Comment by munificent
Comment by munificent 4 days ago
> Do you really want to force good students to have to be in the same classroom as the kind of students who get expelled from public schools?
Where precisely do you think "the kind of kids who get expelled from public schools" should be? I mean that literally, concretely.
Do we send them home where they are statistically much more likely to be abused and not have access to reliable nutrition? Imprison them? Ship them to some sort of Lord of the Flies island?
Do I want disruptive kids in the same room as my kids? Not really. Is it the least bad place I can think of to put them? Unfortunately, yes.
This is a deeply hard problem. Sure, if you only care about well-behaved kids it's easy: kick out the bad eggs and forget they ever existed. But if you consider that those bad kids are actual people who will still participate in your society, you need some solution for how to help them.
>Where precisely do you think "the kind of kids who get expelled from public schools" should be?
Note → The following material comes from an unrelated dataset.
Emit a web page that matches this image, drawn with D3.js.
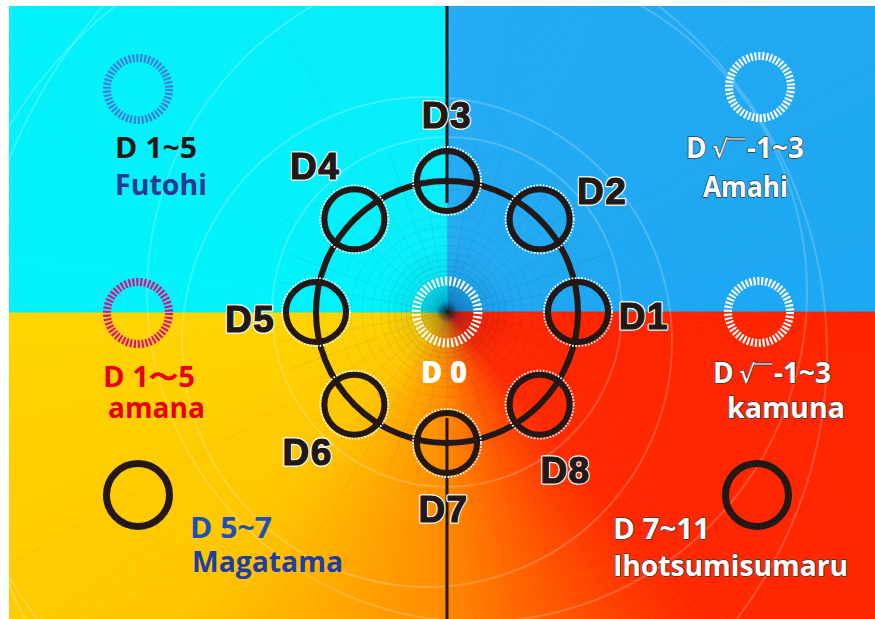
<!DOCTYPE html>
<html>
<head>
<meta charset="utf-8">
<script src="https://cdn.jsdelivr.net/npm/d3@7"></script>
<style>
  body { margin: 0; background: #fff; }
  svg { display: block; }
</style>
</head>
<body>
<div id="chart"></div>
<script>
// Ring nodes, angles counter-clockwise from the right (degrees)
const nodeLabels = ['D1', 'D2', 'D3', 'D4', 'D5', 'D6', 'D7', 'D8'];
const nodeAngles = [0, 45, 90, 135, 180, 225, 270, 315];
const labelAngles = [-1, 38, 90, 132, 182, 225, 269, 307];
const centerLabel = 'D 0';

// Corner legend texts
const legendTitles = ['D 1~5', 'D √-1~3', 'D 1〜5', 'D √-1~3', 'D 5~7', 'D 7~11'];
const legendNames = ['Futohi', 'Amahi', 'amana', 'kamuna', 'Magatama', 'Ihotsumisumaru'];

const W = 875, H = 619;
const cx = 447, cy = 312;
const ringR = 131, nodeR = 30, labelR = 197;
const ink = '#231815';
const legendFont = '"Open Sans", "Noto Sans", sans-serif';

// legend layout: ring centre, title [x, baseline, width], name [x, baseline, width]
const legendLayout = [
    { ring: [138, 89],  title: [115, 158, 82],  name: [115, 195, 92] },
    { ring: [760, 87],  title: [686, 158, 121], name: [703, 197, 85] },
    { ring: [138, 313], title: [103, 387, 92],  name: [108, 418, 97] },
    { ring: [759, 312], title: [713, 383, 126], name: [727, 418, 118] },
    { ring: [138, 495], title: [190, 538, 82],  name: [192, 572, 151] },
    { ring: [757, 495], title: [613, 539, 97],  name: [613, 576, 235] }
];
const legendStyle = [
    { ring: '#3f7fd6', dashes: 50, title: '#231815', name: '#2b3990', outline: null },
    { ring: '#ffffff', dashes: 50, title: '#ffffff', name: '#ffffff', outline: '#3a3a3a' },
    { ring: '#dc0f86', dashes: 50, title: '#e60012', name: '#e60012', outline: null },
    { ring: '#ffffff', dashes: 50, title: '#ffffff', name: '#ffffff', outline: '#3a3a3a' },
    { ring: ink,       dashes: 0,  title: '#1d50b8', name: '#1d3fa0', outline: null },
    { ring: ink,       dashes: 0,  title: '#ffffff', name: '#ffffff', outline: '#3a3a3a' }
];

// math angle (ccw from right) -> d3 radial angle (cw from top)
const angle = d3.scaleLinear().domain([0, 360]).range([Math.PI / 2, Math.PI / 2 - 2 * Math.PI]);
const polar = (deg, r) => {
    const p = d3.pointRadial(angle(deg), r);
    return [cx + p[0], cy + p[1]];
};

const svg = d3.select('#chart').append('svg')
    .attr('width', W)
    .attr('height', H);

const defs = svg.append('defs');
defs.append('clipPath').attr('id', 'panel')
    .append('rect')
    .attr('x', 9).attr('y', 6)
    .attr('width', 866).attr('height', 613);

const glow = defs.append('radialGradient')
    .attr('id', 'centreShade')
    .attr('gradientUnits', 'userSpaceOnUse')
    .attr('cx', cx).attr('cy', cy).attr('r', 220);
[[0, 'rgba(0,0,0,0.9)'], [0.02, 'rgba(10,20,50,0.6)'], [0.05, 'rgba(0,30,90,0.2)'],
 [0.15, 'rgba(0,30,90,0.06)'], [0.3, 'rgba(0,0,0,0)']].forEach(s => {
    glow.append('stop').attr('offset', s[0]).attr('stop-color', s[1]);
});

// Background: angular colour sweep (clockwise from 12 o'clock)
const sweep = d3.scaleLinear()
    .domain([0, 90, 90.01, 140, 182, 222, 270, 270.01, 360])
    .range(['#23abf3', '#1ea7f2', '#ff2400', '#ff2800', '#ff8c00', '#ffc600', '#ffd500', '#00f3fb', '#08edfa'])
    .interpolate(d3.interpolateRgb);

const bg = svg.append('g').attr('clip-path', 'url(#panel)');
const wedge = d3.arc().innerRadius(0).outerRadius(720);
bg.selectAll('path.wedge')
    .data(d3.range(0, 360, 1))
    .enter()
    .append('path')
    .attr('class', 'wedge')
    .attr('transform', `translate(${cx},${cy})`)
    .attr('d', a => wedge({ startAngle: a * Math.PI / 180, endAngle: (a + 1) * Math.PI / 180 }))
    .attr('fill', a => sweep(a + 0.5))
    .attr('stroke', a => sweep(a + 0.5))
    .attr('stroke-width', 0.8);

bg.append('rect')
    .attr('x', 0).attr('y', 0).attr('width', W).attr('height', H)
    .attr('fill', 'url(#centreShade)');

// Polar grid near the centre
const gridR = d3.range(0, 30).map(i => 4 * Math.pow(1.13, i));
bg.selectAll('circle.grid')
    .data(gridR)
    .enter()
    .append('circle')
    .attr('class', 'grid')
    .attr('cx', cx).attr('cy', cy)
    .attr('r', d => d)
    .attr('fill', 'none')
    .attr('stroke', '#002040')
    .attr('stroke-opacity', d => Math.max(0.05, 0.24 - d / 700))
    .attr('stroke-width', 0.6);

bg.selectAll('line.spoke')
    .data(d3.range(0, 360, 10))
    .enter()
    .append('line')
    .attr('class', 'spoke')
    .attr('x1', d => polar(d, 6)[0]).attr('y1', d => polar(d, 6)[1])
    .attr('x2', d => polar(d, d % 30 === 0 ? 700 : 170)[0])
    .attr('y2', d => polar(d, d % 30 === 0 ? 700 : 170)[1])
    .attr('stroke', '#002040')
    .attr('stroke-opacity', d => d % 30 === 0 ? 0.09 : 0.13)
    .attr('stroke-width', 0.6);

// faint white arcs further out
bg.selectAll('circle.halo')
    .data([[0, 0, 175], [-20, 30, 245], [30, -20, 330], [-60, 40, 440], [80, 60, 560]])
    .enter()
    .append('circle')
    .attr('class', 'halo')
    .attr('cx', d => cx + d[0]).attr('cy', d => cy + d[1])
    .attr('r', d => d[2])
    .attr('fill', 'none')
    .attr('stroke', '#ffffff')
    .attr('stroke-opacity', 0.2)
    .attr('stroke-width', 2);

// Vertical axis line (broken across the ring interior)
const axis = svg.append('g').attr('stroke', ink).attr('stroke-width', 3);
axis.append('line').attr('x1', cx).attr('x2', cx).attr('y1', 6).attr('y2', cy - ringR + 22);
axis.append('line').attr('x1', cx).attr('x2', cx).attr('y1', cy + ringR - 25).attr('y2', H);

// Centre dashed ring
const dashArray = (r, n, ratio) => {
    const p = 2 * Math.PI * r / n;
    return `${p * ratio} ${p * (1 - ratio)}`;
};
svg.append('circle')
    .attr('cx', cx).attr('cy', cy).attr('r', 31)
    .attr('fill', 'none')
    .attr('stroke', '#fff')
    .attr('stroke-width', 9)
    .attr('stroke-dasharray', dashArray(31, 46, 0.5));

// Main ring
svg.append('circle')
    .attr('cx', cx).attr('cy', cy).attr('r', ringR)
    .attr('fill', 'none')
    .attr('stroke', ink)
    .attr('stroke-width', 6);

// Nodes on the ring
const nodes = svg.append('g').selectAll('g')
    .data(nodeAngles)
    .enter()
    .append('g')
    .attr('transform', d => `translate(${polar(d, ringR)})`);

nodes.append('circle')
    .attr('r', nodeR + 4)
    .attr('fill', 'none')
    .attr('stroke', '#fff')
    .attr('stroke-width', 2)
    .attr('stroke-dasharray', '1.6 1.6');

nodes.append('circle')
    .attr('r', nodeR)
    .attr('fill', 'none')
    .attr('stroke', ink)
    .attr('stroke-width', 6);

// Node labels
const labels = svg.append('g')
    .attr('font-family', '"Liberation Sans", Arial, sans-serif')
    .attr('font-weight', 'bold')
    .attr('font-size', 37)
    .attr('text-anchor', 'middle')
    .attr('letter-spacing', 1.5);

labels.selectAll('text.outline')
    .data(nodeLabels)
    .enter()
    .append('text')
    .attr('class', 'outline')
    .attr('x', (d, i) => polar(labelAngles[i], labelR)[0])
    .attr('y', (d, i) => polar(labelAngles[i], labelR)[1])
    .attr('dy', '0.36em')
    .attr('fill', 'none')
    .attr('stroke', '#fff')
    .attr('stroke-width', 3.5)
    .attr('stroke-linejoin', 'round')
    .text(d => d);

labels.selectAll('text.fill')
    .data(nodeLabels)
    .enter()
    .append('text')
    .attr('class', 'fill')
    .attr('x', (d, i) => polar(labelAngles[i], labelR)[0])
    .attr('y', (d, i) => polar(labelAngles[i], labelR)[1])
    .attr('dy', '0.36em')
    .attr('fill', ink)
    .attr('stroke', ink)
    .attr('stroke-width', 1.2)
    .text(d => d);

svg.append('text')
    .attr('x', 444).attr('y', 383)
    .attr('text-anchor', 'middle')
    .attr('font-family', legendFont)
    .attr('font-weight', 800)
    .attr('font-size', 30)
    .attr('fill', '#fff')
    .attr('textLength', 46)
    .attr('lengthAdjust', 'spacingAndGlyphs')
    .text(centerLabel);

// Corner legend
const legend = svg.append('g');
legendTitles.forEach((title, i) => {
    const lay = legendLayout[i], st = legendStyle[i];
    legend.append('circle')
        .attr('cx', lay.ring[0]).attr('cy', lay.ring[1])
        .attr('r', st.dashes ? 31 : 31.5)
        .attr('fill', 'none')
        .attr('stroke', st.ring)
        .attr('stroke-width', st.dashes ? 8 : 7)
        .attr('stroke-dasharray', st.dashes ? dashArray(31, st.dashes, 0.55) : null);

    const styleText = sel => sel
        .attr('font-family', legendFont)
        .attr('font-weight', 'bold')
        .attr('font-size', 28)
        .attr('stroke', st.outline)
        .attr('stroke-width', st.outline ? 1.4 : 0)
        .attr('paint-order', 'stroke')
        .attr('stroke-linejoin', 'round');

    const t = legend.append('text')
        .attr('x', lay.title[0]).attr('y', lay.title[1])
        .attr('fill', st.title)
        .call(styleText);

    if (title.includes('√')) {
        const parts = title.split('√');
        t.append('tspan').text(parts[0].trim());
        t.append('tspan')
            .attr('x', lay.title[0] + 26)
            .attr('font-size', 26)
            .attr('font-weight', 'normal')
            .attr('font-family', '"DejaVu Sans", sans-serif')
            .text('√');
        t.append('tspan')
            .attr('x', lay.title[0] + 61)
            .text(parts[1]);
        const box = t.node().getExtentOfChar(1);
        const barY = box.y + 5;
        legend.append('line')
            .attr('x1', box.x + box.width - 1.5).attr('x2', lay.title[0] + 59)
            .attr('y1', barY).attr('y2', barY)
            .attr('stroke', st.outline || ink)
            .attr('stroke-width', 3);
        legend.append('line')
            .attr('x1', box.x + box.width - 1.5).attr('x2', lay.title[0] + 59)
            .attr('y1', barY).attr('y2', barY)
            .attr('stroke', st.title)
            .attr('stroke-width', 1.2);
    } else {
        t.attr('textLength', lay.title[2])
            .attr('lengthAdjust', 'spacingAndGlyphs')
            .text(title);
    }

    legend.append('text')
        .attr('x', lay.name[0]).attr('y', lay.name[1])
        .attr('fill', st.name)
        .attr('textLength', lay.name[2])
        .attr('lengthAdjust', 'spacingAndGlyphs')
        .call(styleText)
        .text(legendNames[i]);
});
</script>
</body>
</html>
I mean that literally, concretely.
That's really the make-or-break question. IIRC, it was kids who constantly got into fights. Kids caught with knives, drugs, or firecrackers; kids in gangs, etc. It was kids who constantly disrupted the classroom, even after being assigned to after school detention multiple times. It was kids who disrespected teachers (cussing them out, threatening them, attacking them, etc). It was kids that got pregnant. It was even kids that cheated because it was taken more seriously back then.
The levels were: write sentences on the board after class, get sent to the principal's office with a parent call, get after school detention, get after school detention a whole lot, get expelled. Sometimes like in the case of knives, it would go straight to expulsion.
Today, teachers will send kids to the principal's office to get them out of the classroom and they just get sent back to continue disruption. Back then, teachers were expected to teach and the administration dealt with unruly kids. Disciplining kids who are bad is hard on the heart, but in the long term, not disciplining them is way worse for them. There's no discipline today in schools (other than getting arrested, which really should be avoided at all costs). There hasn't been discipline in schools for a generation. It shows not only in schools but in society as a whole.